This study aimed to investigate the validity of the use of the Kuduwave audiometer for diagnostic pure-tone audiometry in a natural environment. The Kuduwave audiometer used in this study uses the combination of insert earphones covered by circumaural headphones to attenuate ambient noise during audiometric testing.
The device also incorporates real-time monitoring of environmental noise in order to notify the clinician if the ambient noise is masking the tone presented. The clinician in the study waited for the ambient noise to subside before continuing with the test.

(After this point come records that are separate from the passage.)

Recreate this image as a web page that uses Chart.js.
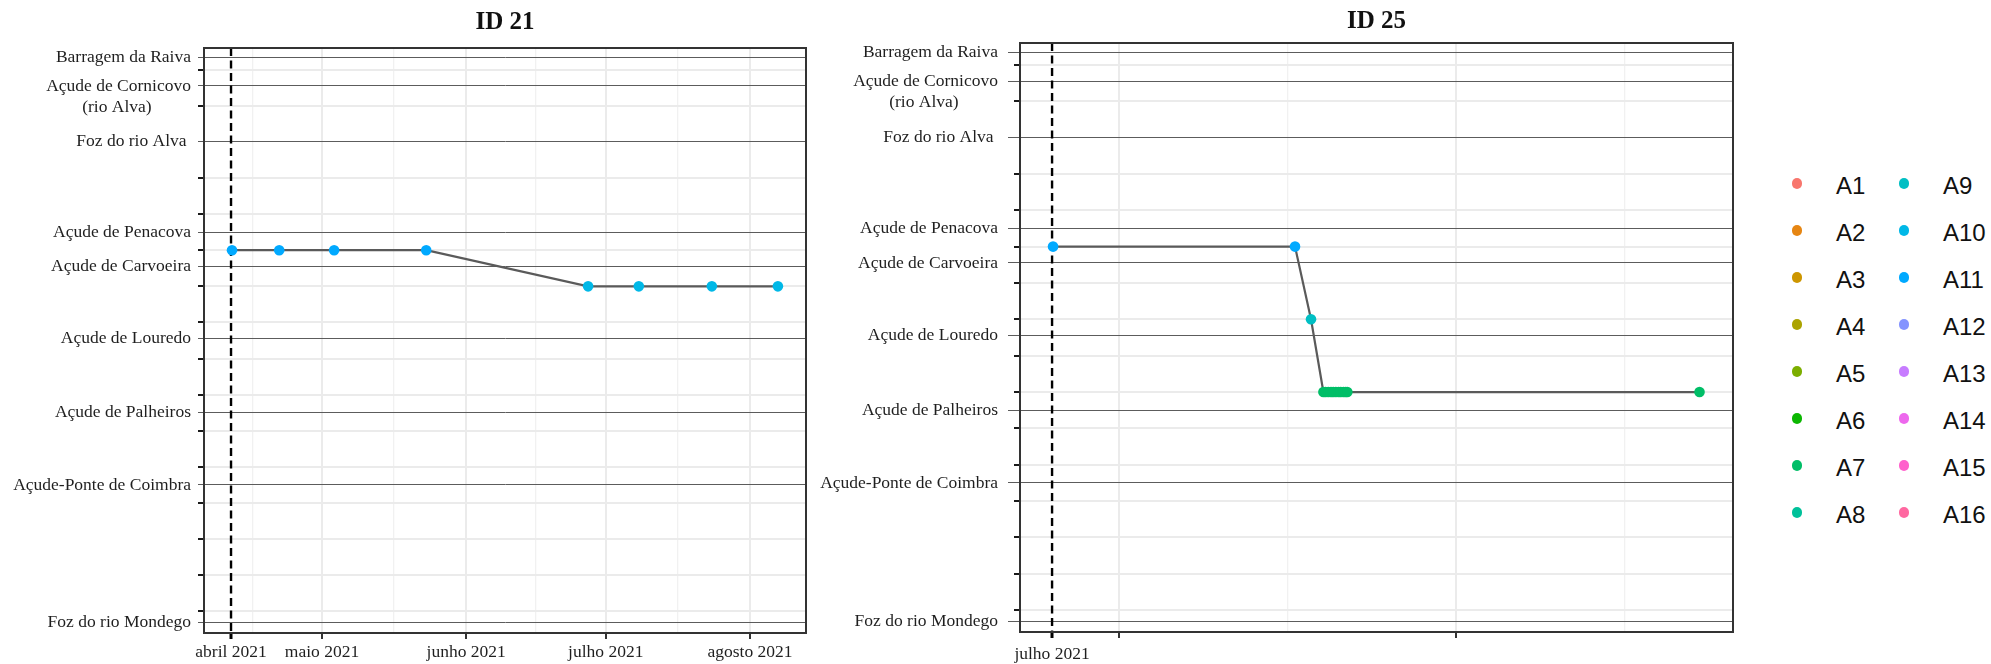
<!DOCTYPE html>
<html>
<head>
<meta charset="utf-8">
<script src="https://cdn.jsdelivr.net/npm/chart.js@4/dist/chart.umd.min.js"></script>
<style>
  html, body { margin: 0; padding: 0; background: #ffffff; overflow: hidden; }
  #wrap { position: relative; width: 1991px; height: 664px; }
  canvas { position: absolute; top: 0; }
  #c21 { left: 0px; }
  #c25 { left: 800px; }
  .legtxt { position: absolute; font-family: 'Liberation Sans', Arial, sans-serif; font-size: 24px; line-height: 24px; color: #111; white-space: nowrap; }
  .legdot { position: absolute; width: 10.6px; height: 10.6px; border-radius: 50%; }
</style>
</head>
<body>
<div id="wrap">
  <canvas id="c21" width="830" height="664"></canvas>
  <canvas id="c25" width="960" height="664"></canvas>
  <div id="legend"></div>
</div>
<script>
// ---------------- data ----------------
const groupNames  = ['A1','A2','A3','A4','A5','A6','A7','A8','A9','A10','A11','A12','A13','A14','A15','A16'];
const groupColors = ['#F8766D','#E68613','#CD9600','#ABA300','#7CAE00','#0CB702','#00BE67','#00C19A',
                     '#00BFC4','#00B8E7','#00A9FF','#8494FF','#C77CFF','#ED68ED','#FF61CC','#FF68A1'];

// antenna positions on the y scale (1..16)
const antennaTicks = [1,2,3,4,5,6,7,8,9,10,11,12,13,14,15,16];

// river sites (reference lines) and their position on the same scale
const siteNames = ['Barragem da Raiva',
                   ['', 'Açude de Cornicovo', '(rio Alva)         '],
                   'Foz do rio Alva ',
                   'Açude de Penacova',
                   'Açude de Carvoeira',
                   'Açude de Louredo',
                   'Açude de Palheiros',
                   'Açude-Ponte de Coimbra',
                   'Foz do rio Mondego'];
const sitePositions = [16.33, 15.55, 14, 11.5, 10.55, 8.55, 6.5, 4.5, 0.7];

// x values: day of year 2021 (1 Jan = 0)
// ID 21
const id21Days    = [100.65, 110.8, 122.6, 142.4, 177.2, 188.1, 203.8, 218.0];
const id21Antenna = [11, 11, 11, 11, 10, 10, 10, 10];
const id21Release = 100.44;
const id21ReleaseLabel = 'abril 2021';
const id21MonthTicks  = [120, 151, 181, 212];
const id21MonthLabels = ['maio 2021', 'junho 2021', 'julho 2021', 'agosto 2021'];
const id21MinorTicks  = [105, 135.5, 166, 196.5];
const id21XRange = [94.63, 224.04];

// ID 25
const id25Days    = [205.93, 228.19, 229.66, 230.8, 231.0, 231.25, 231.5, 231.7, 231.95, 232.2, 232.4, 232.65, 232.85, 233.0, 265.4];
const id25Antenna = [11, 11, 9, 7, 7, 7, 7, 7, 7, 7, 7, 7, 7, 7, 7];
const id25Release = 205.84;
const id25ReleaseLabel = 'julho 2021';
const id25MonthTicks  = [212, 243];
const id25MonthLabels = ['', ''];
const id25MinorTicks  = [227.5, 258.5];
const id25XRange = [202.89, 268.48];

const yRange = [0.4, 16.6];

// ---------------- helpers ----------------
const SERIF = "'Liberation Serif', 'Times New Roman', serif";
const near = (a, b) => Math.abs(a - b) < 1e-6;
const siteIndex = v => sitePositions.findIndex(p => near(p, v));

const boxPlugin = {
  id: 'panelBox',
  afterDatasetsDraw(chart) {
    const {left, top, right, bottom} = chart.chartArea;
    const ctx = chart.ctx;
    ctx.save();
    ctx.strokeStyle = '#333333';
    ctx.lineWidth = 2;
    ctx.strokeRect(left, top, right - left, bottom - top);
    ctx.restore();
  }
};

function makePanel(canvasId, p) {
  const yTickValues = Array.from(new Set(antennaTicks.concat(sitePositions))).sort((a, b) => a - b);
  const xTicks = [{value: p.release, kind: 'release', label: p.releaseLabel}]
    .concat(p.months.map((v, i) => ({value: v, kind: 'major', label: p.monthLabels[i]})))
    .concat(p.minors.map(v => ({value: v, kind: 'minor', label: ''})))
    .sort((a, b) => a.value - b.value);
  const xKind = v => { const t = xTicks.find(t => near(t.value, v)); return t ? t.kind : 'minor'; };
  const xLabel = v => { const t = xTicks.find(t => near(t.value, v)); return t ? t.label : ''; };

  const dashLen = 100;
  const extra = p.siteTickLen - p.intTickLen;

  return new Chart(document.getElementById(canvasId), {
    type: 'line',
    data: {
      datasets: [
        {
          label: p.title,
          data: p.days.map((d, i) => ({x: d, y: p.antenna[i]})),
          borderColor: '#5a5a5a',
          borderWidth: 2.2,
          pointRadius: 5.3,
          pointBorderWidth: 0,
          pointBackgroundColor: p.antenna.map(a => groupColors[a - 1]),
          pointHoverRadius: 5.3,
          tension: 0,
          xAxisID: 'x', yAxisID: 'y'
        },
        {
          label: 'release',
          data: [{x: p.release, y: yRange[1]}, {x: p.release, y: yRange[0]}],
          borderColor: '#000000',
          borderWidth: 2.4,
          borderDash: [8, 4.5],
          pointRadius: 0,
          xAxisID: 'x', yAxisID: 'y'
        }
      ]
    },
    options: {
      responsive: false,
      animation: false,
      devicePixelRatio: 1,
      events: [],
      layout: { padding: { left: 0, right: p.padRight, top: 0, bottom: 0 } },
      plugins: { legend: { display: false }, title: { display: false }, tooltip: { enabled: false } },
      scales: {
        x: {
          type: 'linear', position: 'bottom',
          min: p.xRange[0], max: p.xRange[1],
          afterBuildTicks: s => { s.ticks = xTicks.map(t => ({value: t.value})); },
          afterFit: s => { s.height = p.bottomH; },
          ticks: {
            autoSkip: false, maxRotation: 0, minRotation: 0, padding: p.xLabelPad,
            font: { family: SERIF, size: 17.5 }, color: '#1f1f1f',
            callback: v => xLabel(v)
          },
          grid: {
            drawTicks: true, tickLength: 6,
            color: c => { if (!c.tick) return '#EBEBEB'; const k = xKind(c.tick.value); return k === 'release' ? 'rgba(0,0,0,0)' : (k === 'major' ? '#EBEBEB' : '#F1F1F1'); },
            lineWidth: c => { if (!c.tick) return 2; const k = xKind(c.tick.value); return k === 'major' ? 2 : (k === 'minor' ? 1.3 : 0); },
            tickColor: c => { if (!c.tick) return '#333'; const k = xKind(c.tick.value); return k === 'release' ? '#000000' : '#333333'; },
            tickWidth: c => { if (!c.tick) return 2; const k = xKind(c.tick.value); return k === 'release' ? 3 : (k === 'major' ? 2 : 0); }
          },
          border: { display: true, color: '#222222', width: 2 }
        },
        xTitle: {
          type: 'linear', position: 'top', display: true,
          min: p.xRange[0], max: p.xRange[1],
          afterFit: s => { s.height = p.topH; },
          ticks: { display: false },
          grid: { display: false, drawTicks: false },
          border: { display: false },
          title: {
            display: true, text: p.title, color: '#111111',
            font: { family: SERIF, size: 25, weight: 'bold' },
            padding: { top: p.titlePadTop, bottom: 0 }
          }
        },
        y: {
          type: 'linear', position: 'left',
          min: yRange[0], max: yRange[1],
          afterBuildTicks: s => { s.ticks = yTickValues.map(v => ({value: v})); },
          afterFit: s => { s.width = p.yAxisW; },
          ticks: {
            autoSkip: false, padding: p.yLabelPad,
            font: { family: SERIF, size: 17.5, lineHeight: 1.2 }, color: '#1f1f1f',
            callback: v => { const i = siteIndex(v); return i >= 0 ? siteNames[i] : ''; }
          },
          grid: {
            drawTicks: true, tickLength: p.siteTickLen,
            color: c => (c.tick && siteIndex(c.tick.value) >= 0) ? '#5c5c5c' : '#EBEBEB',
            lineWidth: c => (c.tick && siteIndex(c.tick.value) >= 0) ? 1 : 2,
            tickColor: c => (c.tick && siteIndex(c.tick.value) >= 0) ? '#5c5c5c' : '#1a1a1a',
            tickWidth: c => (c.tick && siteIndex(c.tick.value) >= 0) ? 1 : 2,
            tickBorderDash: c => (c.tick && siteIndex(c.tick.value) < 0 && extra > 0) ? [p.intTickLen, dashLen] : [],
            tickBorderDashOffset: c => (c.tick && siteIndex(c.tick.value) < 0 && extra > 0) ? (p.intTickLen + dashLen - extra) : 0
          },
          border: { display: true, color: '#222222', width: 2 }
        }
      }
    },
    plugins: [boxPlugin]
  });
}

makePanel('c21', {
  title: 'ID 21', days: id21Days, antenna: id21Antenna,
  release: id21Release, releaseLabel: id21ReleaseLabel,
  months: id21MonthTicks, monthLabels: id21MonthLabels, minors: id21MinorTicks,
  xRange: id21XRange,
  yAxisW: 204, padRight: 24, topH: 48, titlePadTop: 8, bottomH: 31,
  siteTickLen: 6, intTickLen: 6, yLabelPad: 7, xLabelPad: 3
});

makePanel('c25', {
  title: 'ID 25', days: id25Days, antenna: id25Antenna,
  release: id25Release, releaseLabel: id25ReleaseLabel,
  months: id25MonthTicks, monthLabels: id25MonthLabels, minors: id25MinorTicks,
  xRange: id25XRange,
  yAxisW: 220, padRight: 27, topH: 43, titlePadTop: 7, bottomH: 32,
  siteTickLen: 12, intTickLen: 6, yLabelPad: 10, xLabelPad: 6
});

// ---------------- legend ----------------
const legend = document.getElementById('legend');
groupNames.forEach((name, i) => {
  const col = Math.floor(i / 8), row = i % 8;
  const cy = 183.3 + row * 47;
  const dotX = col ? 1904 : 1797;
  const textX = col ? 1943 : 1836;
  const dot = document.createElement('div');
  dot.className = 'legdot';
  dot.style.left = (dotX - 5.3) + 'px';
  dot.style.top = (cy - 5.3) + 'px';
  dot.style.background = groupColors[i];
  legend.appendChild(dot);
  const t = document.createElement('div');
  t.className = 'legtxt';
  t.style.left = textX + 'px';
  t.style.top = (cy - 9.5) + 'px';
  t.textContent = name;
  legend.appendChild(t);
});
</script>
</body>
</html>
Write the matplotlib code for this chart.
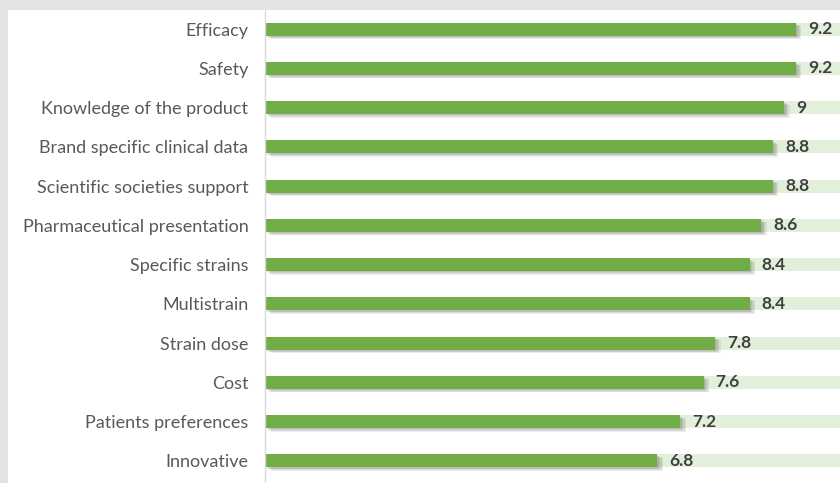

The sample for this study consisted of 147 elderly people with an average age of 75.8 years (range = 65 - 94). The subjects in the study were included as they had visibly intact tympanic membranes through an otoscope and a normal Type-A tympanogram.
Audiometric testing (air and bone conduction) was conducted using the Kuduwave audiometer in both a natural environment (a quiet furnished room) and in a sound-treated booth in an audiology clinic respectively.
The results of the study shows that both air and bone conduction thresholds corresponded within 0 to 5 dB between the two test environment comparisons.
The average threshold differences and standard deviations were within typical test-retest reliability limits.
Thresholds recorded showed no statistically significant differences. This concludes and confirms that the Kuduwave audiometer can be used for valid diagnostic pure-tone audiometry in a natural environment without a sound-treated booth.